> _WHAT IS NEEDED_: Reproduce the data exactly and drop any pictures it holds.

> _DATASET SECTION_:

--

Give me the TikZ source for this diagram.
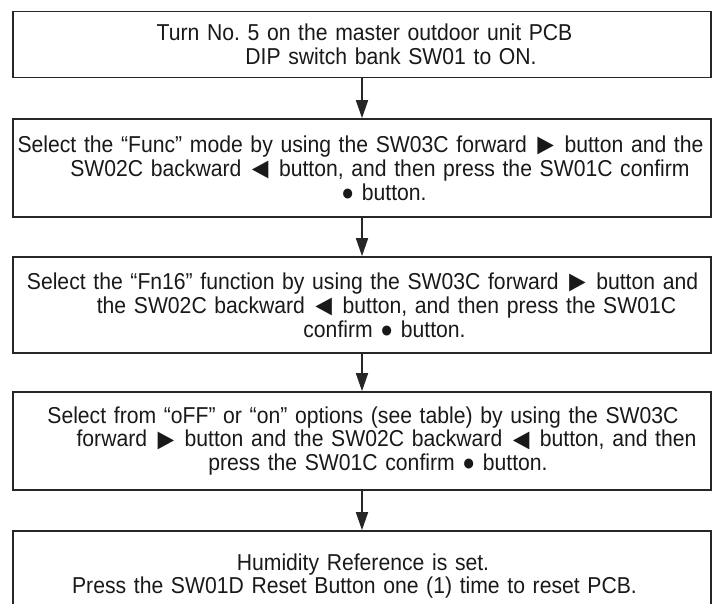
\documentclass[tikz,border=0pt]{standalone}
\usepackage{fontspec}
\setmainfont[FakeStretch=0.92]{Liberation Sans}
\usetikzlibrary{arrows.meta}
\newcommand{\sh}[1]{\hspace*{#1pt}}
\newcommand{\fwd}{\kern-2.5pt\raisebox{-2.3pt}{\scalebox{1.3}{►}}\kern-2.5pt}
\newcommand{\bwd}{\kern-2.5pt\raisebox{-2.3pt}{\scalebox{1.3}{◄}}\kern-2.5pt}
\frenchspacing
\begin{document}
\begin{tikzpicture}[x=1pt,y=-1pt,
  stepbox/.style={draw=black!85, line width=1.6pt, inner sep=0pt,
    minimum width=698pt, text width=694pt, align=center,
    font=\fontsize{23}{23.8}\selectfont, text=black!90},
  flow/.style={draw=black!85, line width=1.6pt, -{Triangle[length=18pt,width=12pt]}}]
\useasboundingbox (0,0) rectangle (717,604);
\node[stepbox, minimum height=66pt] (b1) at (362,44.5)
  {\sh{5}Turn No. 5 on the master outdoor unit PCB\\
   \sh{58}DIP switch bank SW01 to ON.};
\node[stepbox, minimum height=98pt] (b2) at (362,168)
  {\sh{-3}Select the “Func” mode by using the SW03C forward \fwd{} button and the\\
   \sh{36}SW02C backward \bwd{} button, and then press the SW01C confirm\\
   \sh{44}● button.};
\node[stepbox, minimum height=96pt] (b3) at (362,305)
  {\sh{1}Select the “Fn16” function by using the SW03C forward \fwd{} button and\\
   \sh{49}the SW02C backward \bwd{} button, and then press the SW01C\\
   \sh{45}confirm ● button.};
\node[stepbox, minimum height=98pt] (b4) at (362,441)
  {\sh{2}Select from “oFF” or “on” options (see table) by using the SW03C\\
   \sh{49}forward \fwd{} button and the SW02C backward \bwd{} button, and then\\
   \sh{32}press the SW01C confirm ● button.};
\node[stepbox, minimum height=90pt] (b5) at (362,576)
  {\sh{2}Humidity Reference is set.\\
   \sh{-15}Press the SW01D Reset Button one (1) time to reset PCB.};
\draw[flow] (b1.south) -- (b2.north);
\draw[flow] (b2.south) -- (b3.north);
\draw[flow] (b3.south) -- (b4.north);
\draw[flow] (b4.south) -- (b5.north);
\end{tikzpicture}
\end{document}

--

> _RESPONSE_:
Give me the TikZ source for this diagram.
\documentclass[tikz,border=0pt]{standalone}
\usepackage{fontspec}
\setmainfont[FakeStretch=0.92]{Liberation Sans}
\usetikzlibrary{arrows.meta}
\newcommand{\sh}[1]{\hspace*{#1pt}}
\newcommand{\fwd}{\kern-2.5pt\raisebox{-2.3pt}{\scalebox{1.3}{►}}\kern-2.5pt}
\newcommand{\bwd}{\kern-2.5pt\raisebox{-2.3pt}{\scalebox{1.3}{◄}}\kern-2.5pt}
\frenchspacing
\begin{document}
\begin{tikzpicture}[x=1pt,y=-1pt,
  stepbox/.style={draw=black!85, line width=1.6pt, inner sep=0pt,
    minimum width=698pt, text width=694pt, align=center,
    font=\fontsize{23}{23.8}\selectfont, text=black!90},
  flow/.style={draw=black!85, line width=1.6pt, -{Triangle[length=18pt,width=12pt]}}]
\useasboundingbox (0,0) rectangle (717,604);
\node[stepbox, minimum height=66pt] (b1) at (362,44.5)
  {\sh{5}Turn No. 5 on the master outdoor unit PCB\\
   \sh{58}DIP switch bank SW01 to ON.};
\node[stepbox, minimum height=98pt] (b2) at (362,168)
  {\sh{-3}Select the “Func” mode by using the SW03C forward \fwd{} button and the\\
   \sh{36}SW02C backward \bwd{} button, and then press the SW01C confirm\\
   \sh{44}● button.};
\node[stepbox, minimum height=96pt] (b3) at (362,305)
  {\sh{1}Select the “Fn16” function by using the SW03C forward \fwd{} button and\\
   \sh{49}the SW02C backward \bwd{} button, and then press the SW01C\\
   \sh{45}confirm ● button.};
\node[stepbox, minimum height=98pt] (b4) at (362,441)
  {\sh{2}Select from “oFF” or “on” options (see table) by using the SW03C\\
   \sh{49}forward \fwd{} button and the SW02C backward \bwd{} button, and then\\
   \sh{32}press the SW01C confirm ● button.};
\node[stepbox, minimum height=90pt] (b5) at (362,576)
  {\sh{2}Humidity Reference is set.\\
   \sh{-15}Press the SW01D Reset Button one (1) time to reset PCB.};
\draw[flow] (b1.south) -- (b2.north);
\draw[flow] (b2.south) -- (b3.north);
\draw[flow] (b3.south) -- (b4.north);
\draw[flow] (b4.south) -- (b5.north);
\end{tikzpicture}
\end{document}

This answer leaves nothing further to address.